Leave out any pictures and transcribe all other data below exactly.

□ □ □ □ □

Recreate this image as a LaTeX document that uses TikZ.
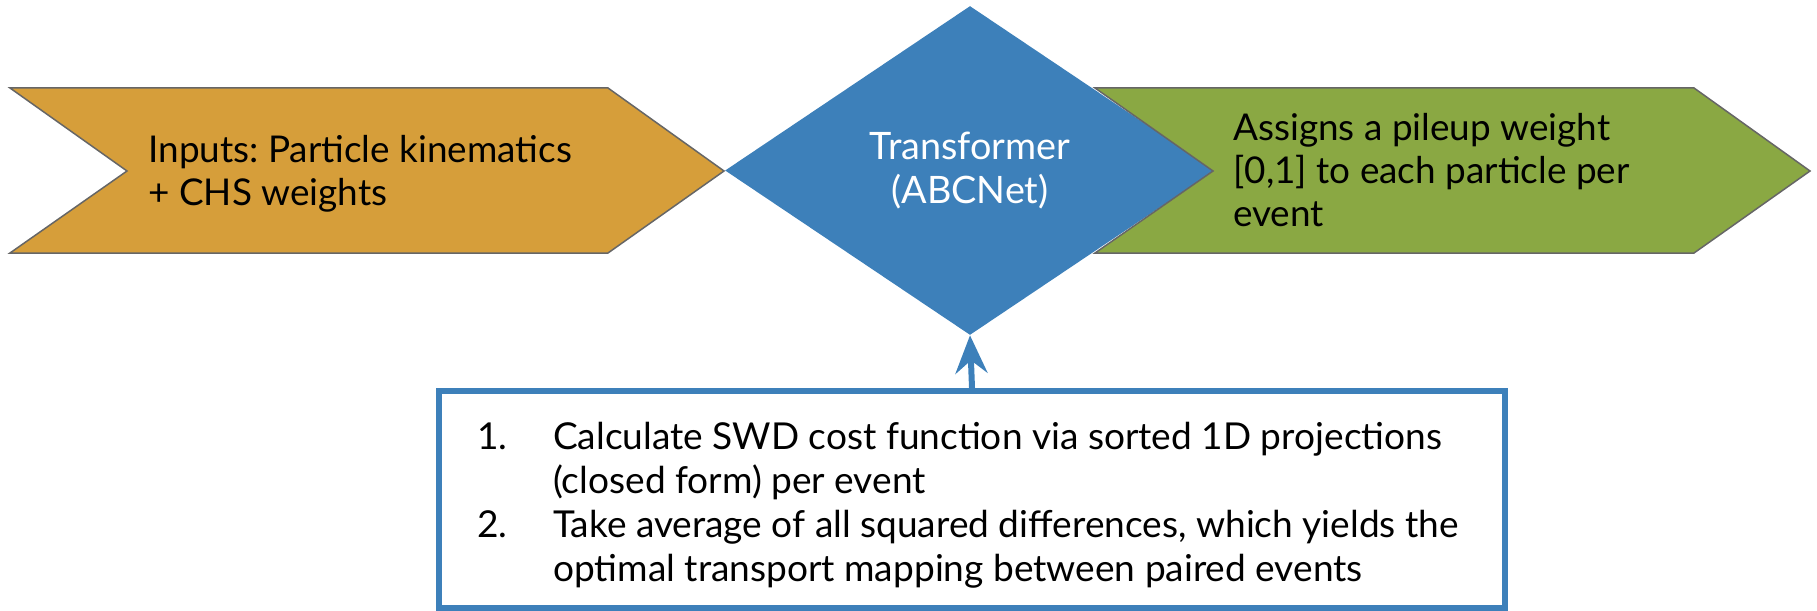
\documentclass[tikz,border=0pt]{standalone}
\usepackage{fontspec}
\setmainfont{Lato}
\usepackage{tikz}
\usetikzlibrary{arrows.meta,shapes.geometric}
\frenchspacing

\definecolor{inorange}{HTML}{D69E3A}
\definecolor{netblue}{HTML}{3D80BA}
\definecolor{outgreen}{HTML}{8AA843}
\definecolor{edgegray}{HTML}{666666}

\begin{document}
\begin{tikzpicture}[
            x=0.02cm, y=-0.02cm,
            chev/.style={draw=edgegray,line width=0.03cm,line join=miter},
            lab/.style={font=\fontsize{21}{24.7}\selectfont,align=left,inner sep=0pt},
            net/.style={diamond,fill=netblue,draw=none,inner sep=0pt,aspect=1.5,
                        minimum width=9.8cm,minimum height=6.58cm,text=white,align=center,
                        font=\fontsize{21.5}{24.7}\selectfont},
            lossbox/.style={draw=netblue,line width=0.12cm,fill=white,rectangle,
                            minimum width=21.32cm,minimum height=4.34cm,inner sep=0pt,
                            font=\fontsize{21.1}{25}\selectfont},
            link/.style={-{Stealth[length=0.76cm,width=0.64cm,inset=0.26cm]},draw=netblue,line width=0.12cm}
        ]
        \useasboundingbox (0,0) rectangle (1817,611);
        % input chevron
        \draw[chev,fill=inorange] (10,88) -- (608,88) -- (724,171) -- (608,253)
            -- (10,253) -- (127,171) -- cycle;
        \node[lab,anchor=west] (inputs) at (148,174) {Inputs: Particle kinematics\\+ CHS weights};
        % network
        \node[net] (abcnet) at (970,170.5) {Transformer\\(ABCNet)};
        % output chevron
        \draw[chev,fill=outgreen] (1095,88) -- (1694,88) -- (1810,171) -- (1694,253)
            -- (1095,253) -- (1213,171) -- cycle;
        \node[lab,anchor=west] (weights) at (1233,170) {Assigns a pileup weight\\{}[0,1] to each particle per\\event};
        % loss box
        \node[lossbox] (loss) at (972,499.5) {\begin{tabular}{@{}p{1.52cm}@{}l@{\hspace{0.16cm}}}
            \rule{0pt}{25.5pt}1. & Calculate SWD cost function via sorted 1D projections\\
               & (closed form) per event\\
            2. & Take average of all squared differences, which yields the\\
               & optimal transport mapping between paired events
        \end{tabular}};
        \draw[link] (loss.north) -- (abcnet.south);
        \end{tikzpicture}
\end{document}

□ □ □ □ □

• Worked answer:
Recreate this image as a LaTeX document that uses TikZ.
\documentclass[tikz,border=0pt]{standalone}
\usepackage{fontspec}
\setmainfont{Lato}
\usepackage{tikz}
\usetikzlibrary{arrows.meta,shapes.geometric}
\frenchspacing

\definecolor{inorange}{HTML}{D69E3A}
\definecolor{netblue}{HTML}{3D80BA}
\definecolor{outgreen}{HTML}{8AA843}
\definecolor{edgegray}{HTML}{666666}

\begin{document}
\begin{tikzpicture}[
            x=0.02cm, y=-0.02cm,
            chev/.style={draw=edgegray,line width=0.03cm,line join=miter},
            lab/.style={font=\fontsize{21}{24.7}\selectfont,align=left,inner sep=0pt},
            net/.style={diamond,fill=netblue,draw=none,inner sep=0pt,aspect=1.5,
                        minimum width=9.8cm,minimum height=6.58cm,text=white,align=center,
                        font=\fontsize{21.5}{24.7}\selectfont},
            lossbox/.style={draw=netblue,line width=0.12cm,fill=white,rectangle,
                            minimum width=21.32cm,minimum height=4.34cm,inner sep=0pt,
                            font=\fontsize{21.1}{25}\selectfont},
            link/.style={-{Stealth[length=0.76cm,width=0.64cm,inset=0.26cm]},draw=netblue,line width=0.12cm}
        ]
        \useasboundingbox (0,0) rectangle (1817,611);
        % input chevron
        \draw[chev,fill=inorange] (10,88) -- (608,88) -- (724,171) -- (608,253)
            -- (10,253) -- (127,171) -- cycle;
        \node[lab,anchor=west] (inputs) at (148,174) {Inputs: Particle kinematics\\+ CHS weights};
        % network
        \node[net] (abcnet) at (970,170.5) {Transformer\\(ABCNet)};
        % output chevron
        \draw[chev,fill=outgreen] (1095,88) -- (1694,88) -- (1810,171) -- (1694,253)
            -- (1095,253) -- (1213,171) -- cycle;
        \node[lab,anchor=west] (weights) at (1233,170) {Assigns a pileup weight\\{}[0,1] to each particle per\\event};
        % loss box
        \node[lossbox] (loss) at (972,499.5) {\begin{tabular}{@{}p{1.52cm}@{}l@{\hspace{0.16cm}}}
            \rule{0pt}{25.5pt}1. & Calculate SWD cost function via sorted 1D projections\\
               & (closed form) per event\\
            2. & Take average of all squared differences, which yields the\\
               & optimal transport mapping between paired events
        \end{tabular}};
        \draw[link] (loss.north) -- (abcnet.south);
        \end{tikzpicture}
\end{document}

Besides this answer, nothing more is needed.